What this task involves: From the listing that follows, output everything exactly except the pictures.

═══

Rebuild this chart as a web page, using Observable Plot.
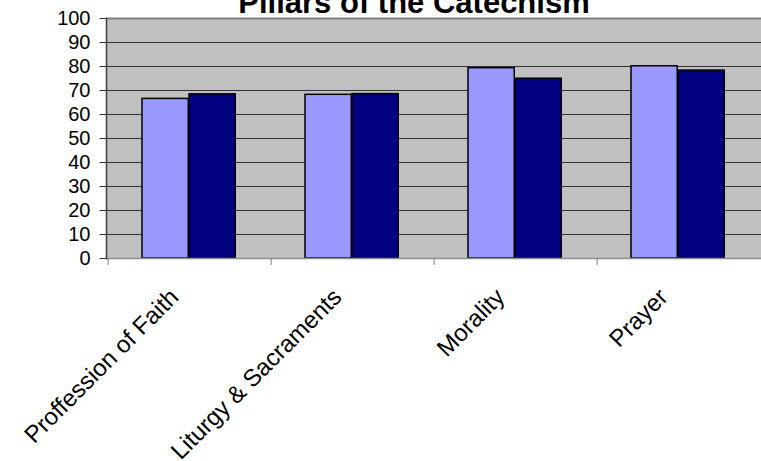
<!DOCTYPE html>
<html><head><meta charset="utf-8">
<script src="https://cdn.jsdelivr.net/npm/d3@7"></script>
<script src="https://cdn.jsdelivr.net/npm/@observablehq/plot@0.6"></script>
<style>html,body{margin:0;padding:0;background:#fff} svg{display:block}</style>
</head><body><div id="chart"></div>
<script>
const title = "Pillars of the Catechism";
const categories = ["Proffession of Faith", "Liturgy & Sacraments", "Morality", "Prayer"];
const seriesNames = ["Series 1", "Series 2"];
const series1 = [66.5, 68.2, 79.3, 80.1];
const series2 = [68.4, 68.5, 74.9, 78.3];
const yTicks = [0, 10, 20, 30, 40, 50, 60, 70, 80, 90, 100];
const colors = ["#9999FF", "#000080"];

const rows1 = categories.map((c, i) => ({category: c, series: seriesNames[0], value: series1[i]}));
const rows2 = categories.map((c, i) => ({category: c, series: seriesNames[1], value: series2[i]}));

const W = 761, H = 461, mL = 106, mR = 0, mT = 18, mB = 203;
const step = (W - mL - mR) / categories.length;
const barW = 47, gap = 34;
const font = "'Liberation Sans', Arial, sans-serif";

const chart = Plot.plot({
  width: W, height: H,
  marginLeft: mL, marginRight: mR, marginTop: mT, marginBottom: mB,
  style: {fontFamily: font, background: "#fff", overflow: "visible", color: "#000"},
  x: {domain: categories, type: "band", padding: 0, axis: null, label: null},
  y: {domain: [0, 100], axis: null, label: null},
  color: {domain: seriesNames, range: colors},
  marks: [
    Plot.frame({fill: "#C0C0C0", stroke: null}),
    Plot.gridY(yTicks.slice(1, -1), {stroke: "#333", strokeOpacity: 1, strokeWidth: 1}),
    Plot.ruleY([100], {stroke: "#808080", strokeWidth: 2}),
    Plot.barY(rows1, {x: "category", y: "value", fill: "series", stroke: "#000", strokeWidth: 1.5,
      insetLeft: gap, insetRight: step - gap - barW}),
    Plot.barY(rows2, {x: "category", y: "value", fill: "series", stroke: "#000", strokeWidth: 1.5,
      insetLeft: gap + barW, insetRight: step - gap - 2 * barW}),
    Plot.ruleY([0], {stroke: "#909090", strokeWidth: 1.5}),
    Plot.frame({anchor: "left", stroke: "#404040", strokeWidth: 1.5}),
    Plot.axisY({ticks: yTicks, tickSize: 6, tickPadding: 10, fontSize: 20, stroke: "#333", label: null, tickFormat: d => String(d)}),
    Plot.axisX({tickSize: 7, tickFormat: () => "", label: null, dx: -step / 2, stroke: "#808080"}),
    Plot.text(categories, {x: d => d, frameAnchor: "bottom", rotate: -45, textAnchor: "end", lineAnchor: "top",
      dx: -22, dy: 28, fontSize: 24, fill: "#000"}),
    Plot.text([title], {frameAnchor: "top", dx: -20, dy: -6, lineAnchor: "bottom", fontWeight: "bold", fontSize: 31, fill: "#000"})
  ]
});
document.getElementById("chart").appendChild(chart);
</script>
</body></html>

═══

Final answer:
Rebuild this chart as a web page, using Observable Plot.
<!DOCTYPE html>
<html><head><meta charset="utf-8">
<script src="https://cdn.jsdelivr.net/npm/d3@7"></script>
<script src="https://cdn.jsdelivr.net/npm/@observablehq/plot@0.6"></script>
<style>html,body{margin:0;padding:0;background:#fff} svg{display:block}</style>
</head><body><div id="chart"></div>
<script>
const title = "Pillars of the Catechism";
const categories = ["Proffession of Faith", "Liturgy & Sacraments", "Morality", "Prayer"];
const seriesNames = ["Series 1", "Series 2"];
const series1 = [66.5, 68.2, 79.3, 80.1];
const series2 = [68.4, 68.5, 74.9, 78.3];
const yTicks = [0, 10, 20, 30, 40, 50, 60, 70, 80, 90, 100];
const colors = ["#9999FF", "#000080"];

const rows1 = categories.map((c, i) => ({category: c, series: seriesNames[0], value: series1[i]}));
const rows2 = categories.map((c, i) => ({category: c, series: seriesNames[1], value: series2[i]}));

const W = 761, H = 461, mL = 106, mR = 0, mT = 18, mB = 203;
const step = (W - mL - mR) / categories.length;
const barW = 47, gap = 34;
const font = "'Liberation Sans', Arial, sans-serif";

const chart = Plot.plot({
  width: W, height: H,
  marginLeft: mL, marginRight: mR, marginTop: mT, marginBottom: mB,
  style: {fontFamily: font, background: "#fff", overflow: "visible", color: "#000"},
  x: {domain: categories, type: "band", padding: 0, axis: null, label: null},
  y: {domain: [0, 100], axis: null, label: null},
  color: {domain: seriesNames, range: colors},
  marks: [
    Plot.frame({fill: "#C0C0C0", stroke: null}),
    Plot.gridY(yTicks.slice(1, -1), {stroke: "#333", strokeOpacity: 1, strokeWidth: 1}),
    Plot.ruleY([100], {stroke: "#808080", strokeWidth: 2}),
    Plot.barY(rows1, {x: "category", y: "value", fill: "series", stroke: "#000", strokeWidth: 1.5,
      insetLeft: gap, insetRight: step - gap - barW}),
    Plot.barY(rows2, {x: "category", y: "value", fill: "series", stroke: "#000", strokeWidth: 1.5,
      insetLeft: gap + barW, insetRight: step - gap - 2 * barW}),
    Plot.ruleY([0], {stroke: "#909090", strokeWidth: 1.5}),
    Plot.frame({anchor: "left", stroke: "#404040", strokeWidth: 1.5}),
    Plot.axisY({ticks: yTicks, tickSize: 6, tickPadding: 10, fontSize: 20, stroke: "#333", label: null, tickFormat: d => String(d)}),
    Plot.axisX({tickSize: 7, tickFormat: () => "", label: null, dx: -step / 2, stroke: "#808080"}),
    Plot.text(categories, {x: d => d, frameAnchor: "bottom", rotate: -45, textAnchor: "end", lineAnchor: "top",
      dx: -22, dy: 28, fontSize: 24, fill: "#000"}),
    Plot.text([title], {frameAnchor: "top", dx: -20, dy: -6, lineAnchor: "bottom", fontWeight: "bold", fontSize: 31, fill: "#000"})
  ]
});
document.getElementById("chart").appendChild(chart);
</script>
</body></html>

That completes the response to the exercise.